Gaza remains cut off from the outside world, as the Egyptian regime that came to power in a July 2013 military coup, keeps the Rafah crossing virtually shut.
And all of Gaza remains without electricity, except for a few hours per day.
Abu Marzouq hinted that Hamas has “other options” if there is no reconstruction in Gaza, but did not elaborate.
Islamic Jihad, another resistance faction that fought Israeli forces which invaded Gaza last summer, was more explicit. The group’s deputy leader Ziyad al-Nakhala warned on Wednesday that “Israel’s failure to respect the Cairo ceasefire agreement would lead to new confrontations.”

“Submerged in despair”

As a result of the August ceasefire agreement, Palestinians expected an immediate opening of Gaza’s crossings and a significant lifting of the siege.
During the summer attack, there was a strong and broad consensus in Gaza that any ceasefire deal had to be conditioned on a lifting of the siege.

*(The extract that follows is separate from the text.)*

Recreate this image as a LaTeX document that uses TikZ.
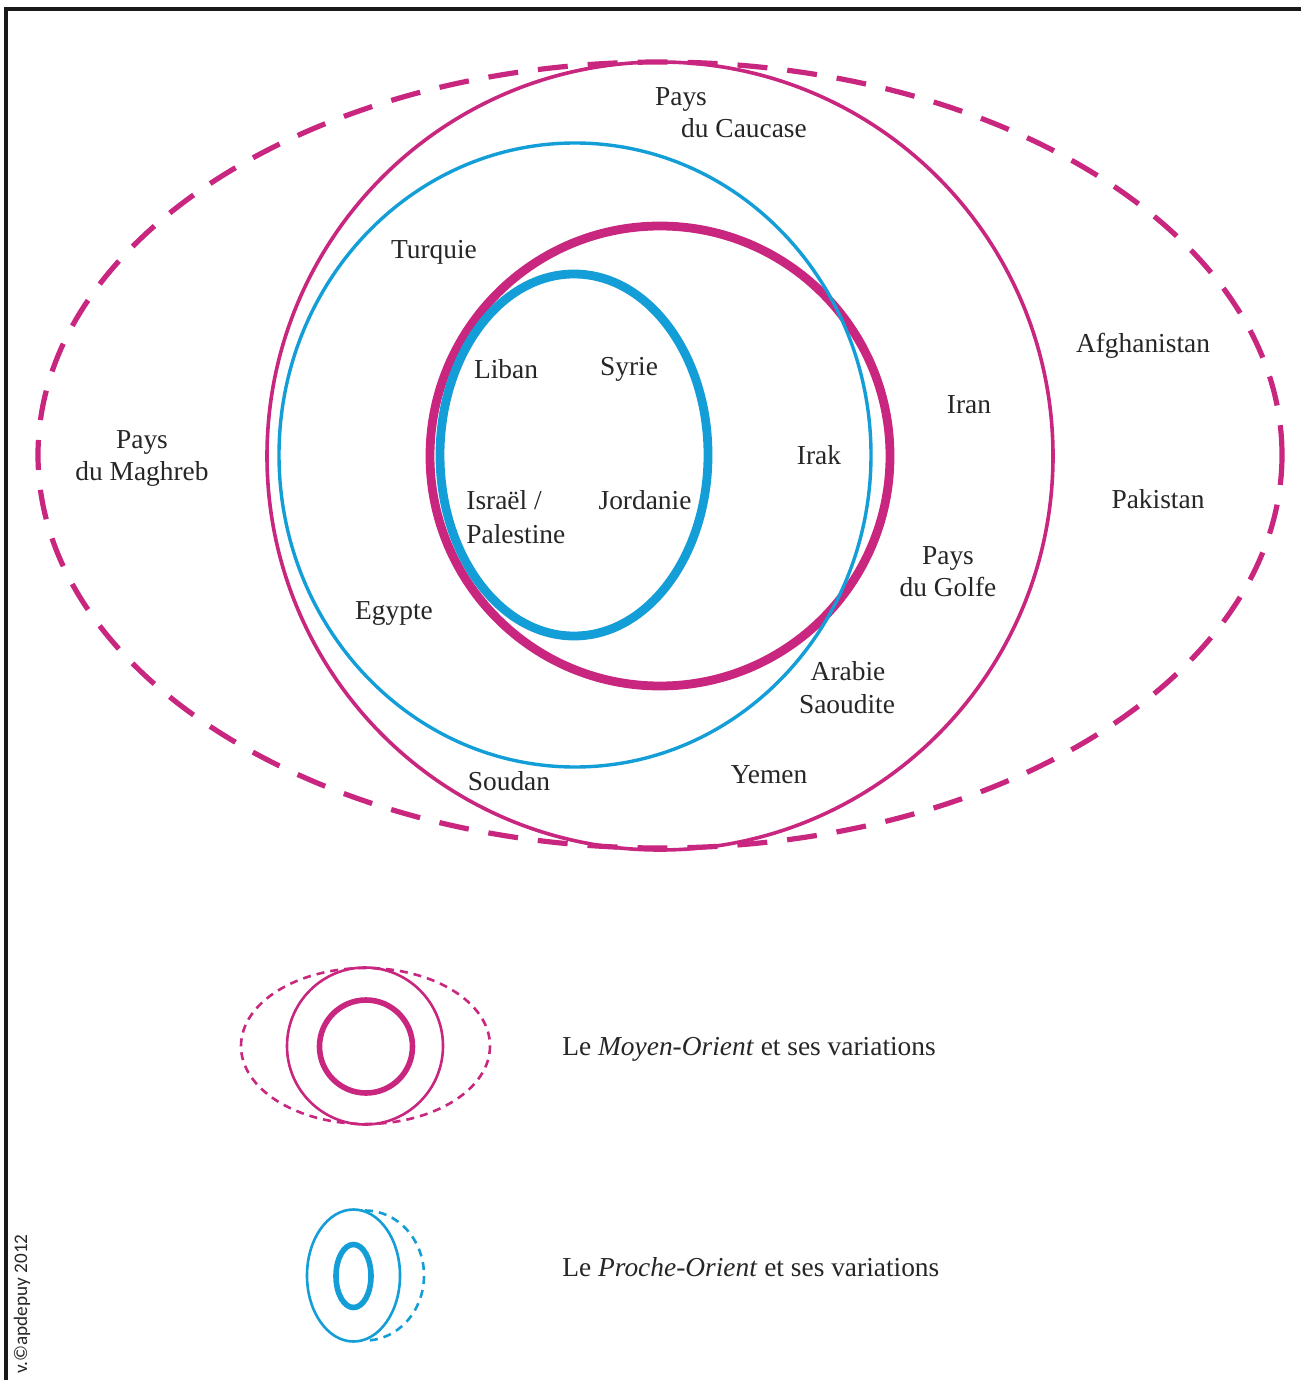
\documentclass[tikz,border=0pt]{standalone}
\usepackage{fontspec}
\setmainfont{Liberation Serif}
\setsansfont{Carlito}
\definecolor{mag}{RGB}{200,38,127}
\definecolor{cya}{RGB}{20,158,215}
\begin{document}
\begin{tikzpicture}[x=0.5pt,y=-0.5pt,
  lbl/.style={inner sep=0pt,yshift=-1.5pt,text height=0.66em,text depth=0pt,font=\fontsize{13.7pt}{16pt}\selectfont,text=black!85},
  thinmag/.style={draw=mag,line width=1.8pt},
  thickmag/.style={draw=mag,line width=4.4pt},
  thincya/.style={draw=cya,line width=1.7pt},
  thickcya/.style={draw=cya,line width=4.4pt},
  dashmag/.style={draw=mag,line width=2.6pt,dash pattern=on 15pt off 10pt},
  ldashmag/.style={draw=mag,line width=1.3pt,dash pattern=on 4pt off 3pt},
  ldashcya/.style={draw=cya,line width=1.3pt,dash pattern=on 4pt off 3pt},
  lthinmag/.style={draw=mag,line width=1.3pt},
  lthickmag/.style={draw=mag,line width=2.8pt},
  lthincya/.style={draw=cya,line width=1.3pt},
  lthickcya/.style={draw=cya,line width=2.8pt}]
\useasboundingbox (0,0) rectangle (1301,1380);
\fill[white] (0,0) rectangle (1301,1380);
% frame
\draw[line width=1.6pt,black!90] (6,1380) -- (6,9) -- (1301,9);
% main diagram
\draw[dashmag] (660,455) ellipse [x radius=622,y radius=393];
\draw[thinmag] (660,456) ellipse [x radius=393,y radius=394];
\draw[thickmag] (660,456) ellipse [x radius=230,y radius=230];
\draw[thincya] (575,455) ellipse [x radius=296,y radius=312];
\draw[thickcya] (574,455) ellipse [x radius=134,y radius=181];
% labels
\node[lbl] (caucase1) at (681,96) {Pays};
\node[lbl] (caucase2) at (744,128) {du Caucase};
\node[lbl] (turquie) at (434,249) {Turquie};
\node[lbl] (afgh) at (1143,343) {Afghanistan};
\node[lbl] (iran) at (969,404) {Iran};
\node[lbl] (liban) at (506,369) {Liban};
\node[lbl] (syrie) at (629,366) {Syrie};
\node[lbl] (irak) at (819,455) {Irak};
\node[lbl] (magh1) at (142,439) {Pays};
\node[lbl] (magh2) at (142,471) {du Maghreb};
\node[lbl] (pak) at (1158,499) {Pakistan};
\node[lbl,anchor=west] (isr1) at (466,500) {Israël /};
\node[lbl,anchor=west] (isr2) at (466,534) {Palestine};
\node[lbl] (jord) at (645,500) {Jordanie};
\node[lbl] (golfe1) at (948,555) {Pays};
\node[lbl] (golfe2) at (948,587) {du Golfe};
\node[lbl] (egypte) at (394,610) {Egypte};
\node[lbl] (arab1) at (848,671) {Arabie};
\node[lbl] (arab2) at (847,704) {Saoudite};
\node[lbl] (yemen) at (769,774) {Yemen};
\node[lbl] (soudan) at (509,781) {Soudan};
% legend 1
\draw[ldashmag] (365.5,1046) ellipse [x radius=124.5,y radius=78];
\draw[lthinmag] (365,1046) ellipse [x radius=78,y radius=78.5];
\draw[lthickmag] (366,1046.5) ellipse [x radius=46.5,y radius=46.5];
\node[lbl,anchor=west] (leg1) at (562,1046) {Le \textit{Moyen-Orient} et ses variations};
% legend 2
\draw[ldashcya] (365,1210.5) arc [start angle=-90,end angle=90,x radius=59,y radius=65];
\draw[lthincya] (353.5,1275.5) ellipse [x radius=46.5,y radius=66];
\draw[lthickcya] (353.5,1276) ellipse [x radius=17.5,y radius=31.5];
\node[lbl,anchor=west] (leg2) at (562,1267) {Le \textit{Proche-Orient} et ses variations};
% copyright
\node[rotate=90,inner sep=0pt,font=\sffamily\fontsize{9.6pt}{11pt}\selectfont,text=black!85] (copy) at (22,1304) {v.©apdepuy 2012};
\end{tikzpicture}
\end{document}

Gaza is “submerged in despair,” UNRWA spokesperson Chris Gunness tweeted.

on Twitter

There seems little hope of improvement, and much danger of deterioration, as long as timid international officials like Serry remain focused on appeasing the occupier, Israel.
On Monday, the Palestinian Boycott National Committee issued an action alert urging people to contact Serry to tell the UN to end its “complicity” with the Gaza siege.
Indeed, what Serry should be doing instead of ducking responsibility is rallying governments to force Israel to end a siege on an occupied population that even the International Committee of the Red Cross has deemed to be collective punishment – a war crime.